With a water depth of 34m, roughly twice that at many ports in the country, Vadinar can handle big cargo ships including very large crude tankers, ultra large crude tankers, mega container ships, big dry bulk and liquid bulk carriers with ease.
The move will likely aggravate a two-decade-long dispute between the Union government and the state government of Gujarat over Vadinar.
Vadinar, a part of Gujarat’s Salaya port, was taken over by the Centre in 1978 and brought under the limits of Kandla port to set up India’s first offshore oil terminal designed to handle crude oil imported by state-run Indian Oil Corp. Ltd or IOC to feed its refineries at Koyali in Gujarat and Mathura in Uttar Pradesh.
A gazette notification to formalize the transfer of Vadinar to Kandla port was issued by both the Centre and the state government on 5 May 1978.
Since 1988, successive governments in Gujarat have urged the Centre to de-link Vadinar from the limits of Kandla port and hand it back to the state. The Union shipping ministry has made it clear that it had no intention of returning Vadinar port to Gujarat.
Kandla’s recent invitations of expressions of interest to set up facilities to handle dry bulk, liquid bulk, containers, and a bunkering (ship fuel) complex and shipbuilding and repair facilities at Vadinar is contrary to a condition that the Centre would use it only for handling crude oil cargo, said officials in Gujarat Maritime Board, the state’s maritime regulator, who did not want to be identified. Mint could not independently verify this claim.
Officials at Kandla port are contesting this claim of the Gujarat government.
“If such a condition was there in the agreement, then the Essar Group would not have set up a jetty to ship products coming out if its 10-million-tonne refinery at Vadinar,” said an official, seeking anonymity given the sensitive nature of the issue.
Vadinar is key to the fortunes of Kandla, India’s biggest port by cargo handled last year. More than 50% of some 64.98 million tonnes (mt) of cargo handled at Kandla through March is contributed by Vadinar.
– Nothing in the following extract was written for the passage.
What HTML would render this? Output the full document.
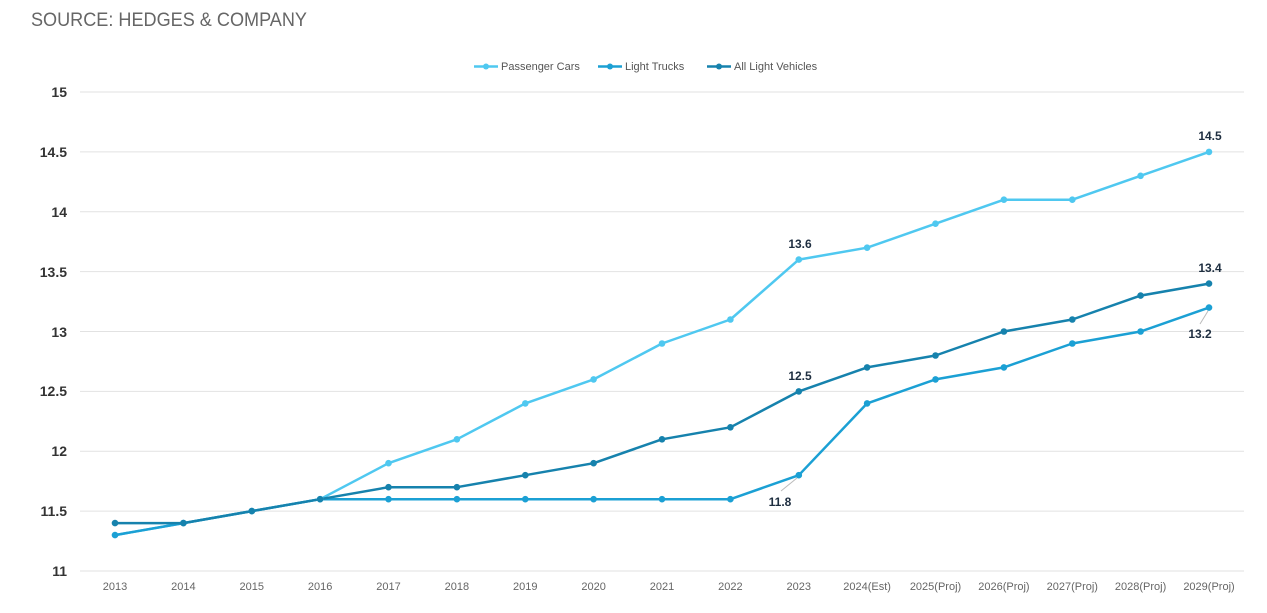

The satellite port handled some 36mt of crude oil and products, accounting for about 30% of the revenues of Kandla port.
IOC imports about 22mt of crude a year through Vadinar while Essar ships another 10mt a year, which will increase after it completes a planned expansion of its refinery to 30mt a year. A second product jetty being constructed by Essar at Vadinar will start operations by December 2009.
To get a share of the business from Vadinar, the state government had proposed last year that the Gujarat Maritime Board could team up with Kandla port to develop non-crude cargo handling facilities at Vadinar.
An industry executive said the new Vadinar project may get delayed or even fail to materialize as it needs environmental approvals from the state government. “It is possible that Gujarat may create hurdles to the project,” he said, preferring anonymity. Essar, he said, had to approach the Supreme Court to get its first jetty project cleared after a stay granted by the Gujarat high court on a public interest litigation. The jetty opened in December 2006, more than three years behind schedule.